Advantages of the Cymerus Technology


MCAs can be used to make a range of cell types, each of which has different properties and may be suited to the treatment of different diseases. In the first instance, Cynata is using MCAs as the basis for producing commercially relevant quantities of very pure and well characterised mesenchymal stem cells (MSCs) that are being used in preclinical and clinical trials.

Manufacturing scalability

As cells mature, they become less and less “expandable”. Therefore, MSCs derived from primary tissue sources such as bone marrow have a limited expansion capacity, meaning that manufacturers constantly need to be identifying and screening new cell donors. This is an expensive and time-consuming process. Cynata manufactures its MCAs – and in turn MSCs – using induced pluripotent cells (iPSCs) as a starting material. Pluripotent cells are immortal – effectively, meaning that they have infinite expansion capacity. Consequently, Cynata expects to be able to source all of the cells it will ever need from a single donor. Furthermore, it means that Cynata does not need to excessively expand MSCs in culture in order to produce large numbers of doses. This is important, as excessive culture expansion has been shown to result in changes in the functionality of MSCs.

Cost effective

Because Cynata is developing its products from a pluripotent cell source, it is able to eliminate the need to repeatedly source, screen and qualify new donors. This will substantially reduce the costs and complexity of manufacturing. In addition, Cynata expects to have far fewer batch-to-batch variability issues, since all of its cellular material will be sourced from a single donor.
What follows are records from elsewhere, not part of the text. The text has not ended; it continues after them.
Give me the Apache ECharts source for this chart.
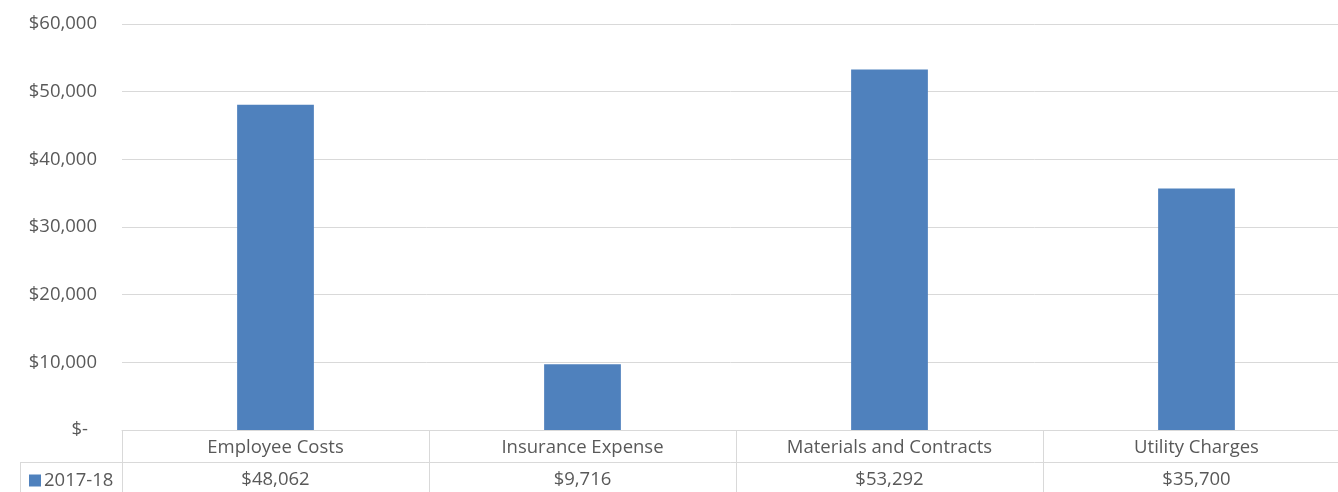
<!DOCTYPE html>
<html>
<head>
<meta charset="utf-8">
<script src="https://cdn.jsdelivr.net/npm/echarts@6/dist/echarts.min.js"></script>
<style>
  html, body { margin: 0; padding: 0; background: #ffffff; }
  #chart { width: 1338px; height: 492px; }
</style>
</head>
<body>
<div id="chart"></div>
<script>
// Expense categories and their 2017-18 amounts
const categories = ['Employee Costs', 'Insurance Expense', 'Materials and Contracts', 'Utility Charges'];
const seriesName = '2017-18';
const values2017_18 = [48062, 9716, 53292, 35700];
const yTicks = [0, 10000, 20000, 30000, 40000, 50000, 60000];

const TEXT = '#595959';
const LINE = '#d9d9d9';
const FONT = 'Open Sans';
const FS = 18.5;

const money = v => '$' + Number(v).toLocaleString('en-US');

const chart = echarts.init(document.getElementById('chart'), null, { renderer: 'canvas' });

chart.setOption({
  animation: false,
  textStyle: { fontFamily: FONT, color: TEXT },
  // plot area runs a little past the right edge of the canvas
  grid: { left: 122, width: 1228, top: 24, bottom: 62, containLabel: false, outerBoundsMode: 'none' },
  legend: {
    data: [seriesName],
    left: 24,
    top: 466,
    icon: 'rect',
    itemWidth: 12,
    itemHeight: 12,
    itemGap: 4,
    textStyle: { color: TEXT, fontSize: FS, fontFamily: FONT, padding: [0, 0, 0, -2] }
  },
  xAxis: [
    {
      // header row of the data table: category names
      type: 'category',
      data: categories,
      position: 'bottom',
      axisLine: { show: true, lineStyle: { color: LINE, width: 1 } },
      axisTick: { show: true, length: 62, lineStyle: { color: LINE, width: 1 } },
      axisLabel: { color: TEXT, fontSize: FS, fontFamily: FONT, margin: 8, interval: 0 },
      splitLine: { show: false }
    },
    {
      // value row of the data table
      type: 'category',
      data: categories,
      position: 'bottom',
      offset: 32,
      axisLine: { show: true, lineStyle: { color: LINE, width: 1 } },
      axisTick: { show: false },
      axisLabel: {
        color: TEXT, fontSize: FS, fontFamily: FONT, margin: 8, interval: 0,
        formatter: (name, idx) => money(values2017_18[idx])
      },
      splitLine: { show: false }
    }
  ],
  yAxis: {
    type: 'value',
    min: yTicks[0],
    max: yTicks[yTicks.length - 1],
    interval: yTicks[1] - yTicks[0],
    axisLine: { show: false },
    axisTick: { show: false },
    splitLine: { show: true, lineStyle: { color: LINE, width: 1 } },
    axisLabel: {
      color: TEXT, fontSize: FS, fontFamily: FONT, margin: 25,
      formatter: v => v === 0 ? '{z|$-}' : money(v),
      rich: { z: { color: TEXT, fontSize: FS, fontFamily: FONT, padding: [0, 9, 0, 0] } }
    }
  },
  series: [
    {
      name: seriesName,
      type: 'bar',
      xAxisIndex: 0,
      data: values2017_18,
      barWidth: '25%',
      itemStyle: { color: '#4f81bd' }
    }
  ],
  graphic: [
    // legend cell borders to the left of the table
    { type: 'line', shape: { x1: 20, y1: 462.5, x2: 122, y2: 462.5 }, style: { stroke: LINE, lineWidth: 1 }, silent: true },
    { type: 'line', shape: { x1: 20.5, y1: 462, x2: 20.5, y2: 492 }, style: { stroke: LINE, lineWidth: 1 }, silent: true }
  ]
});
</script>
</body>
</html>
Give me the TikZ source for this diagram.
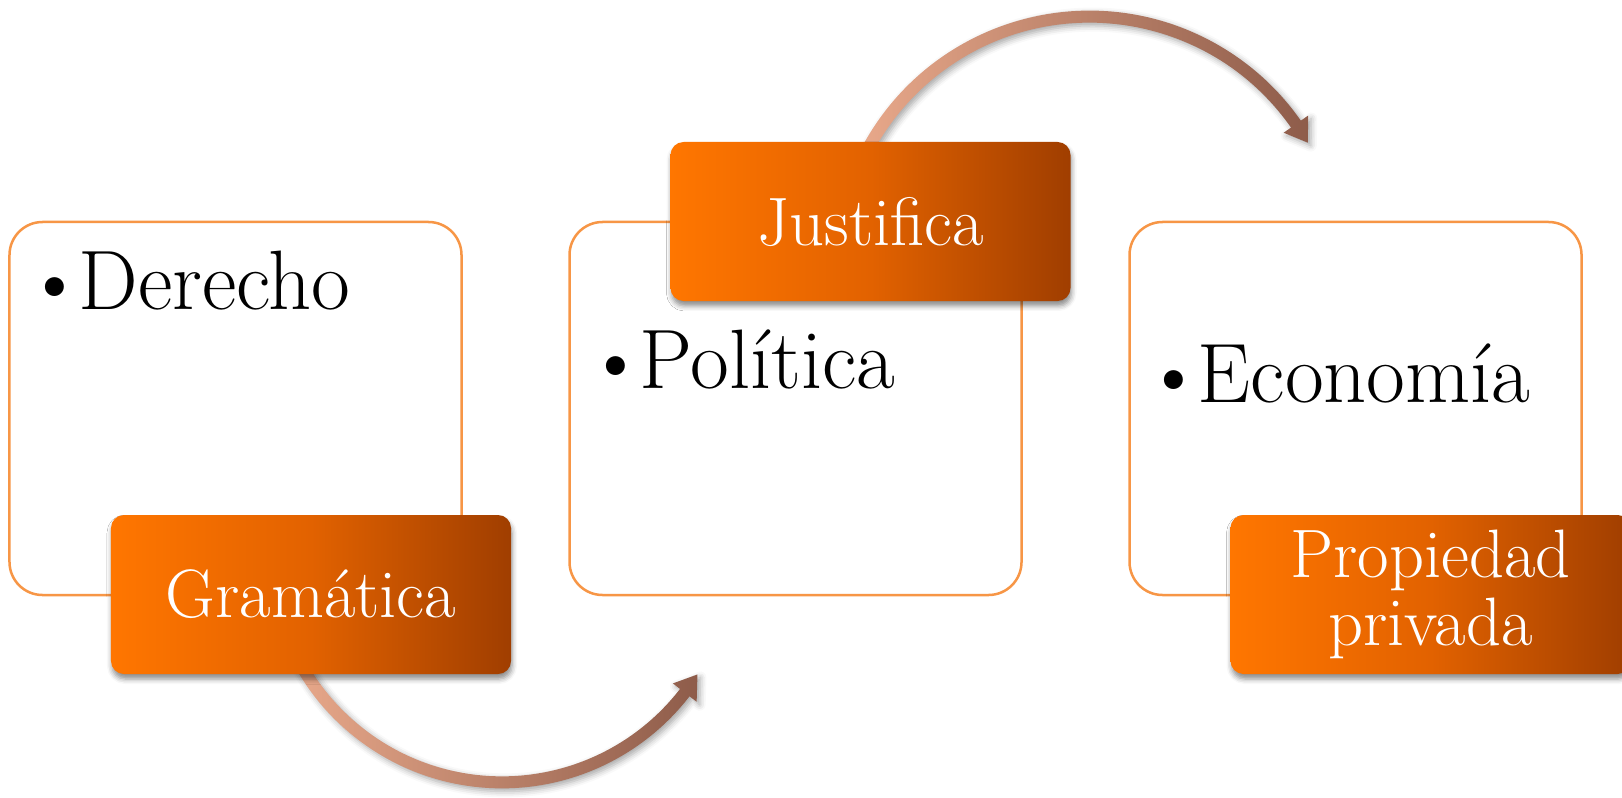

Consistency and Clinical predictability

It is well-established in the scientific literature that batches of MSCs produced from different donors have substantially different properties, which is likely to result in unpredictable and inconsistent clinical efficacy. Conversely, the Cymerus process achieves batch-to-batch consistency, which is expected to increase the predictability of clinical outcomes.


MSCs are immunoprivileged, meaning that they can generally be infused or injected into recipients without provoking a dramatic immune response. However, antibodies to injected cells have been detected in some clinical trials. One reason for this may be the presence of non-immunoprivileged contaminating cells, left over from the process of extracting and purifying cells from donor tissue, which contains a wide variety of different cell types. Cynata’s cells are manufactured from iPSCs, rather than being purified from primary tissue sources such as bone marrow and adipose tissue. Consequently, the level of purity of Cynata’s cell products is high, which translates into a lower likelihood of stimulating an immune response in the recipient.